The situation regarding COVID-19 is also worrying in other parts of Latin America: in Peru, for example, the tourism back in March was responsible for the beginning of its spread among some of the 55 original ethnicities. In Colombia, indigenous peoples affirm that the state did not look at them during the pandemic, leaving hundreds of people hungry and with no proper isolation conditions. In neighbouring Ecuador, the situation is no different, and the national confederation of indigenous peoples asked the government for data transparency, a cultural appropriated strategy on health, the immediate stop of all legal and illegal extractive activities in their territories, among other requests.
For centuries, indigenous peoples have been victims of different genocides. The violent colonization, the killing of people and culture, the nature devastation and the disrespect for their ancient knowledge are some of the practices that led them to near extinction. Today, it is possible to say that there is a new colonisation process happening, with indigenous territories being plundered in the name of a supposed development.

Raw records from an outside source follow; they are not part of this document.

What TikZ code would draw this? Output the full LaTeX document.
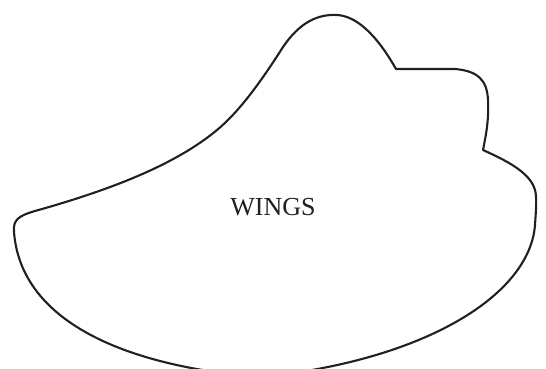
\documentclass[tikz,border=0pt]{standalone}
\usepackage{fontspec}
\setmainfont{Liberation Serif}
\definecolor{ink}{HTML}{231F20}
\tikzset{outline/.style={draw=ink, line width=2.1pt, line join=round},
         label/.style={font=\fontsize{26}{31}\selectfont, text=ink, inner sep=0pt}}
\begin{document}
\begin{tikzpicture}[x=1pt,y=-1pt]
\useasboundingbox (0,0) rectangle (546,369);
\begin{scope}
\clip (0,0) rectangle (546,369);
\draw[outline] (14,232)
  .. controls (13,220) and (18,216) .. (35,211)
  .. controls (110,190) and (175,165) .. (217,130)
  .. controls (240,111) and (262,80) .. (283,47)
  .. controls (300,22) and (318,14) .. (337,15)
  .. controls (355,16) and (375,32) .. (396,69)
  -- (455,69)
  .. controls (478,71) and (487,80) .. (488,100)
  .. controls (489,120) and (486,135) .. (483,150)
  .. controls (505,160) and (530,172) .. (535,190)
  .. controls (537,197) and (536,210) .. (535,225)
  .. controls (530,290) and (440,350) .. (300,372)
  .. controls (270,377) and (240,375) .. (215,372)
  .. controls (100,355) and (20,310) .. (14,232)
  -- cycle;
\end{scope}
\node[label] (wings) at (273,207) {WINGS};
\end{tikzpicture}
\end{document}
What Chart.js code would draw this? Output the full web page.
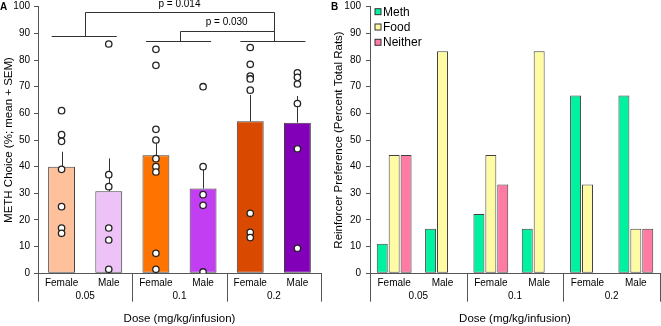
<!DOCTYPE html>
<html><head><meta charset="utf-8">
<script src="https://cdn.jsdelivr.net/npm/chart.js@4.4.1/dist/chart.umd.min.js"></script>
<style>
html,body{margin:0;padding:0;background:#fff;}
#wrap{position:relative;width:661px;height:326px;overflow:hidden;}
#cA{position:absolute;left:0;top:0;}
#cB{position:absolute;left:330px;top:0;}
</style></head><body>
<div id="wrap">
<canvas id="cA" width="330" height="326"></canvas>
<canvas id="cB" width="331" height="326"></canvas>
</div>
<script>
// ---------- DATA ----------
const sexLabels = ['Female', 'Male', 'Female', 'Male', 'Female', 'Male'];
const doseLabels = ['0.05', '0.1', '0.2'];
const xTitle = 'Dose (mg/kg/infusion)';
const yTitleA = 'METH Choice (%; mean + SEM)';
const yTitleB = 'Reinforcer Preference (Percent Total Rats)';

// Panel A: mean and SEM of METH choice (%)
const methChoiceMean = [40.0, 30.8, 44.3, 31.8, 57.0, 56.5];
const methChoiceSem  = [5.6, 12.3, 6.2, 8.5, 9.9, 10.0];
// Panel A: individual rats
const ptsFemale005 = [61, 52, 49.5, 39, 25, 17, 15];
const ptsMale005   = [86, 37, 32.5, 17, 12.5, 1.5];
const ptsFemale01  = [84, 78, 54, 50, 43, 40, 38, 7.5, 1.5];
const ptsMale01    = [70, 40, 29.5, 25.5, 0.5];
const ptsFemale02  = [84.7, 78.4, 74, 72.9, 68.7, 22.5, 15.4, 13.4];
const ptsMale02    = [75.2, 73.5, 71, 63.7, 46.7, 9.4];
const pValues = ['p = 0.014', 'p = 0.030'];

// Panel B: reinforcer preference (% of rats)
const prefSeries = ['Meth', 'Food', 'Neither'];
const prefMeth    = [11.1, 16.7, 22.2, 16.7, 66.7, 66.7];
const prefFood    = [44.4, 83.3, 44.4, 83.3, 33.3, 16.7];
const prefNeither = [44.4, 0, 33.3, 0, 0, 16.7];

// unique category keys (dose + sex); ticks show the sex label
const catKeys = sexLabels.map((s, i) => doseLabels[Math.floor(i / 2)] + ' ' + s);

// ---------- STYLE ----------
const FONT = "'Liberation Sans', Arial, Helvetica, sans-serif";
Chart.defaults.font.family = FONT;
Chart.defaults.color = '#000';
const axisColor = '#555';
const barColorsA = ['#FFC09C', '#ECC2F7', '#FF7300', '#C23EF2', '#D94A00', '#8200B8'];
const prefColors = ['#00F2A0', '#FFFBA5', '#FF7BA3'];

function yAxis(title, width, pad) {
  return {
    min: 0, max: 100,
    ticks: { stepSize: 10, font: { size: 10 }, color: '#000', padding: pad },
    grid: { display: true, drawOnChartArea: false, drawTicks: true, tickLength: 4, color: axisColor },
    border: { display: true, color: axisColor, width: 1 },
    title: { display: true, text: title, font: { size: 11.5 }, color: '#000', padding: { top: 2, bottom: 0 } },
    afterFit(s) { s.width = width; s.paddingTop = 0; s.paddingBottom = 0; }
  };
}
function xAxis() {
  return {
    type: 'category', offset: true,
    grid: { display: false, drawTicks: false },
    border: { display: true, color: axisColor, width: 1 },
    ticks: { font: { size: 10 }, color: '#000', padding: 4, maxRotation: 0, autoSkip: false,
             callback: (v, i) => sexLabels[i] },
    title: { display: true, text: xTitle, font: { size: 11.5 }, color: '#000', padding: { top: 0, bottom: 0 } },
    afterFit(s) { s.height = 52.7; s.paddingLeft = 0; s.paddingRight = 0; }
  };
}
// pixel for a fractional category position
function catX(xs, v) {
  const step = (xs.right - xs.left) / sexLabels.length;
  return xs.left + (v + 0.5) * step;
}

// group labels + separators under the x axis
function groupPlugin(letter) {
  return {
    id: 'groups' + letter,
    afterDraw(chart) {
      const ctx = chart.ctx, xs = chart.scales.x, area = chart.chartArea;
      ctx.save();
      ctx.strokeStyle = axisColor; ctx.lineWidth = 1;
      for (let g = 0; g <= doseLabels.length; g++) {
        const px = Math.round(catX(xs, 2 * g - 0.5)) + 0.5;
        ctx.beginPath(); ctx.moveTo(px, area.bottom); ctx.lineTo(px, area.bottom + 28.4); ctx.stroke();
      }
      ctx.fillStyle = '#000'; ctx.font = '10px ' + FONT;
      ctx.textAlign = 'center'; ctx.textBaseline = 'middle';
      doseLabels.forEach((lab, g) => ctx.fillText(lab, catX(xs, 2 * g + 0.5), area.bottom + 23.4));
      ctx.font = 'bold 10px ' + FONT; ctx.textAlign = 'left'; ctx.textBaseline = 'top';
      ctx.fillText(letter, letter === 'A' ? 0 : 1, 2);
      ctx.restore();
    }
  };
}

// ---------- PANEL A ----------
const indivPoints = [ptsFemale005, ptsMale005, ptsFemale01, ptsMale01, ptsFemale02, ptsMale02];
const scatterData = indivPoints.flatMap((arr, i) => arr.map(v => ({ x: catKeys[i], y: v })));

const errorBarPlugin = {
  id: 'errorBars',
  afterDatasetDraw(chart, args) {
    if (args.index !== 0) return;
    const ctx = chart.ctx, ys = chart.scales.y;
    ctx.save();
    ctx.strokeStyle = '#333'; ctx.lineWidth = 1;
    args.meta.data.forEach((el, i) => {
      const x = Math.round(el.x) + 0.5;
      const y0 = ys.getPixelForValue(methChoiceMean[i]);
      const y1 = ys.getPixelForValue(methChoiceMean[i] + methChoiceSem[i]);
      ctx.beginPath(); ctx.moveTo(x, y0); ctx.lineTo(x, y1); ctx.stroke();
    });
    ctx.restore();
  }
};

const bracketPlugin = {
  id: 'brackets',
  afterDraw(chart) {
    const ctx = chart.ctx, xs = chart.scales.x, ys = chart.scales.y;
    const X = v => catX(xs, v), Xr = v => Math.round(catX(xs, v)) + 0.5;
    const Y = v => Math.round(ys.getPixelForValue(v)) + 0.5;
    const levels = [89, 87.3, 87.3];
    ctx.save();
    ctx.strokeStyle = '#333'; ctx.lineWidth = 1;
    const line = (x0, y0, x1, y1) => { ctx.beginPath(); ctx.moveTo(x0, y0); ctx.lineTo(x1, y1); ctx.stroke(); };
    levels.forEach((lv, g) => line(X(2 * g - 0.21), Y(lv), X(2 * g + 1.17), Y(lv)));
    // 0.05 vs 0.2
    line(Xr(0.5), Y(levels[0]), Xr(0.5), Y(98));
    line(Xr(0.5), Y(98), Xr(4.5), Y(98));
    line(Xr(4.5), Y(levels[2]), Xr(4.5), Y(98));
    // 0.1 vs 0.2
    line(Xr(2.5), Y(levels[1]), Xr(2.5), Y(91));
    line(Xr(2.5), Y(91), Xr(4.5), Y(91));
    ctx.fillStyle = '#000'; ctx.font = '10px ' + FONT;
    ctx.textAlign = 'center'; ctx.textBaseline = 'middle';
    ctx.fillText(pValues[0], X(2.5), ys.getPixelForValue(100.8));
    ctx.fillText(pValues[1], X(3.5), ys.getPixelForValue(94));
    ctx.restore();
  }
};

new Chart(document.getElementById('cA'), {
  type: 'bar',
  data: {
    labels: catKeys,
    datasets: [
      { type: 'bar', data: methChoiceMean, backgroundColor: barColorsA, borderColor: '#404040',
        borderWidth: 1, borderSkipped: false, categoryPercentage: 1, barPercentage: 0.57, order: 2 },
      { type: 'scatter', data: scatterData, pointStyle: 'circle', pointRadius: 3.2,
        pointBackgroundColor: '#fff', pointBorderColor: '#222', pointBorderWidth: 1.3, order: 1 }
    ]
  },
  options: {
    responsive: false, animation: false,
    layout: { padding: { left: 0, right: 9, top: 6.7, bottom: 0 } },
    scales: { x: xAxis(), y: yAxis(yTitleA, 38, 4) },
    plugins: { legend: { display: false }, tooltip: { enabled: false } }
  },
  plugins: [errorBarPlugin, bracketPlugin, groupPlugin('A')]
});

// ---------- PANEL B ----------
const legendPlugin = {
  id: 'legendB',
  afterDraw(chart) {
    const ctx = chart.ctx, area = chart.chartArea;
    ctx.save();
    ctx.font = '12px ' + FONT; ctx.textBaseline = 'middle'; ctx.textAlign = 'left';
    chart.data.datasets.forEach((ds, i) => {
      const y = 11.7 + i * 15.3;
      const x = area.left + 5;
      ctx.fillStyle = ds.backgroundColor; ctx.fillRect(x, y - 3, 6, 6);
      ctx.strokeStyle = '#333'; ctx.lineWidth = 1; ctx.strokeRect(x, y - 3, 6, 6);
      ctx.fillStyle = '#000'; ctx.fillText(ds.label, x + 8, y + 0.5);
    });
    ctx.restore();
  }
};

const prefValues = [prefMeth, prefFood, prefNeither];
new Chart(document.getElementById('cB'), {
  type: 'bar',
  data: {
    labels: catKeys,
    datasets: prefSeries.map((name, i) => ({
      label: name, data: prefValues[i], backgroundColor: prefColors[i], borderColor: '#404040',
      borderWidth: 1, borderSkipped: false, categoryPercentage: 0.74, barPercentage: 0.92
    }))
  },
  options: {
    responsive: false, animation: false,
    layout: { padding: { left: 0, right: 1, top: 6.7, bottom: 0 } },
    scales: { x: xAxis(), y: yAxis(yTitleB, 40, 5) },
    plugins: { legend: { display: false }, tooltip: { enabled: false } }
  },
  plugins: [legendPlugin, groupPlugin('B')]
});
</script>
</body></html>
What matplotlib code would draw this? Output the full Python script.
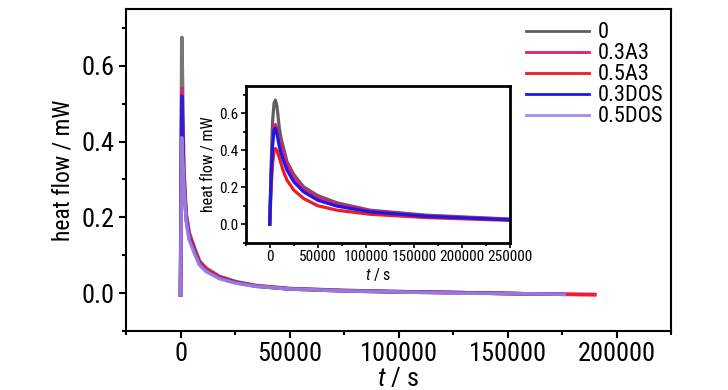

The arrival of COVID-19 in their homes is so dangerous because the majority of communities throughout Latin America have poor access or none at all to health facilities. Also, indigenous peoples have a different immunology system for external diseases – and that explains, partially, the decimation when Europeans came to the continent 500 years ago – so that they should be totally protected from coronavirus exposure. Despite some initiatives, both governmental (such as the binational committee between Colombia and Peru) and from civil society (for example the Covid Mission, which provides free online health assistance to Brazilian indigenous), the response is not coordinated as it should be and the situation keeps worsening.
In Brazil, the disease goes each time more into tribes carried by thousands of miners and loggers currently exploring Amazon. Considering the inaction of federal government, the photographer Sebastião Salgado has launched an online petition to denounce the ongoing genocide: “We have created an appeal to three powers [executive, legislative and judicial], we bought media space, because we believe there is a genocide, that is, an elimination of ethnicities and their culture,” he said during an Oxfam Brazil livestream. Salgado mentions that there is some help coming from other instances, such as the Supreme Court, for example, but underlines that “if there is no state protection, the genocide is authorized.”
Sonia Guajajara corroborates Salgado’s speech. She affirms that COVID-19 is not alone as a threat: “the pandemic came and reaffirmed many inequality situations, and in our case it deepened the violence and attacks we have been suffering historically.”